### Given information
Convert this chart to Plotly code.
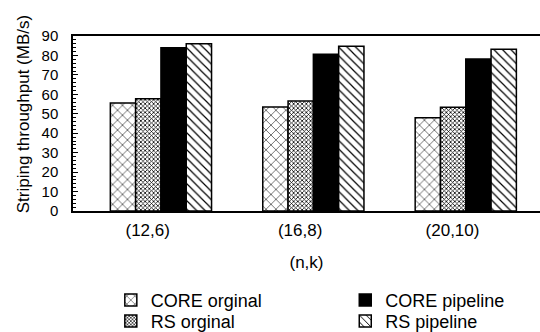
import plotly.graph_objects as go

categories = ["(12,6)", "(16,8)", "(20,10)"]
series_names = ["CORE orginal", "RS orginal", "CORE pipeline", "RS pipeline"]
core_orginal = [55.5, 53.5, 48.0]
rs_orginal = [57.7, 56.6, 53.4]
core_pipeline = [84.0, 80.6, 78.2]
rs_pipeline = [86.0, 84.7, 83.2]
y_ticks = [0, 10, 20, 30, 40, 50, 60, 70, 80, 90]

FONT = "Liberation Sans, Arial, Helvetica, sans-serif"

values = [core_orginal, rs_orginal, core_pipeline, rs_pipeline]
patterns = [
    dict(shape="x", size=7, solidity=0.15, fgcolor="black", bgcolor="white", fillmode="replace"),
    dict(shape="x", size=3, solidity=0.45, fgcolor="black", bgcolor="white", fillmode="replace"),
    None,
    dict(shape="\\", size=6, solidity=0.2, fgcolor="black", bgcolor="white", fillmode="replace"),
]
colors = ["white", "white", "black", "white"]
legend_ids = ["legend", "legend2", "legend3", "legend4"]
legend_pos = [(0.081, -0.405), (0.081, -0.525), (0.583, -0.405), (0.583, -0.525)]
bar_w = 0.166
start = -0.245

fig = go.Figure()
for i in range(4):
    mk = dict(color=colors[i], line=dict(color="black", width=1.5))
    if patterns[i] is not None:
        mk["pattern"] = patterns[i]
    fig.add_trace(go.Bar(
        x=categories, y=values[i], name=series_names[i],
        width=bar_w, offset=start + i * bar_w, marker=mk,
        legend=legend_ids[i],
    ))

leg_common = dict(
    orientation="v", yanchor="top", xanchor="left",
    font=dict(size=18, family=FONT, color="black"),
    itemclick=False, bgcolor="rgba(0,0,0,0)", tracegroupgap=0,
)
legends = {}
for lid, (lx, ly) in zip(legend_ids, legend_pos):
    legends[lid] = dict(x=lx, y=ly, **leg_common)

fig.update_layout(
    width=540, height=332,
    margin=dict(l=73, r=0, t=36, b=121, autoexpand=False),
    barmode="overlay",
    plot_bgcolor="white", paper_bgcolor="white",
    font=dict(family=FONT, size=17, color="black"),
    showlegend=True,
    annotations=[dict(
        text="Striping throughput (MB/s)", textangle=-90,
        xref="paper", yref="paper", x=-0.107, y=0.553,
        xanchor="center", yanchor="middle", showarrow=False,
        font=dict(size=17, family=FONT, color="black"),
    )],
    **legends,
)
fig.update_xaxes(
    type="category", range=[-0.49, 2.574], automargin=False,
    showline=True, linecolor="black", linewidth=1.5, mirror=True,
    showgrid=False, ticks="", tickfont=dict(size=17), ticklabelstandoff=3,
    title=dict(text="(n,k)", font=dict(size=17), standoff=17),
)
fig.update_yaxes(
    range=[0, 90], tickvals=y_ticks, automargin=False,
    showline=True, linecolor="black", linewidth=1.5,
    showgrid=False, zeroline=False,
    ticks="inside", ticklen=5, tickcolor="black",
    minor=dict(dtick=2, ticks="inside", ticklen=3, tickcolor="black"),
    tickfont=dict(size=15), ticklabelstandoff=10,
)

fig.write_html(
    "out.html",
    config={"displayModeBar": False},
    post_script="document.body.style.margin='0';document.body.style.overflow='hidden';",
)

### The request
Without any pictures, reproduce the lines from the first one in the material through the line that has "legends[lid] = dict(x=lx, y=ly, **leg_common)", exactly as they appear.

### Worked solution
Convert this chart to Plotly code.
import plotly.graph_objects as go

categories = ["(12,6)", "(16,8)", "(20,10)"]
series_names = ["CORE orginal", "RS orginal", "CORE pipeline", "RS pipeline"]
core_orginal = [55.5, 53.5, 48.0]
rs_orginal = [57.7, 56.6, 53.4]
core_pipeline = [84.0, 80.6, 78.2]
rs_pipeline = [86.0, 84.7, 83.2]
y_ticks = [0, 10, 20, 30, 40, 50, 60, 70, 80, 90]

FONT = "Liberation Sans, Arial, Helvetica, sans-serif"

values = [core_orginal, rs_orginal, core_pipeline, rs_pipeline]
patterns = [
    dict(shape="x", size=7, solidity=0.15, fgcolor="black", bgcolor="white", fillmode="replace"),
    dict(shape="x", size=3, solidity=0.45, fgcolor="black", bgcolor="white", fillmode="replace"),
    None,
    dict(shape="\\", size=6, solidity=0.2, fgcolor="black", bgcolor="white", fillmode="replace"),
]
colors = ["white", "white", "black", "white"]
legend_ids = ["legend", "legend2", "legend3", "legend4"]
legend_pos = [(0.081, -0.405), (0.081, -0.525), (0.583, -0.405), (0.583, -0.525)]
bar_w = 0.166
start = -0.245

fig = go.Figure()
for i in range(4):
    mk = dict(color=colors[i], line=dict(color="black", width=1.5))
    if patterns[i] is not None:
        mk["pattern"] = patterns[i]
    fig.add_trace(go.Bar(
        x=categories, y=values[i], name=series_names[i],
        width=bar_w, offset=start + i * bar_w, marker=mk,
        legend=legend_ids[i],
    ))

leg_common = dict(
    orientation="v", yanchor="top", xanchor="left",
    font=dict(size=18, family=FONT, color="black"),
    itemclick=False, bgcolor="rgba(0,0,0,0)", tracegroupgap=0,
)
legends = {}
for lid, (lx, ly) in zip(legend_ids, legend_pos):
    legends[lid] = dict(x=lx, y=ly, **leg_common)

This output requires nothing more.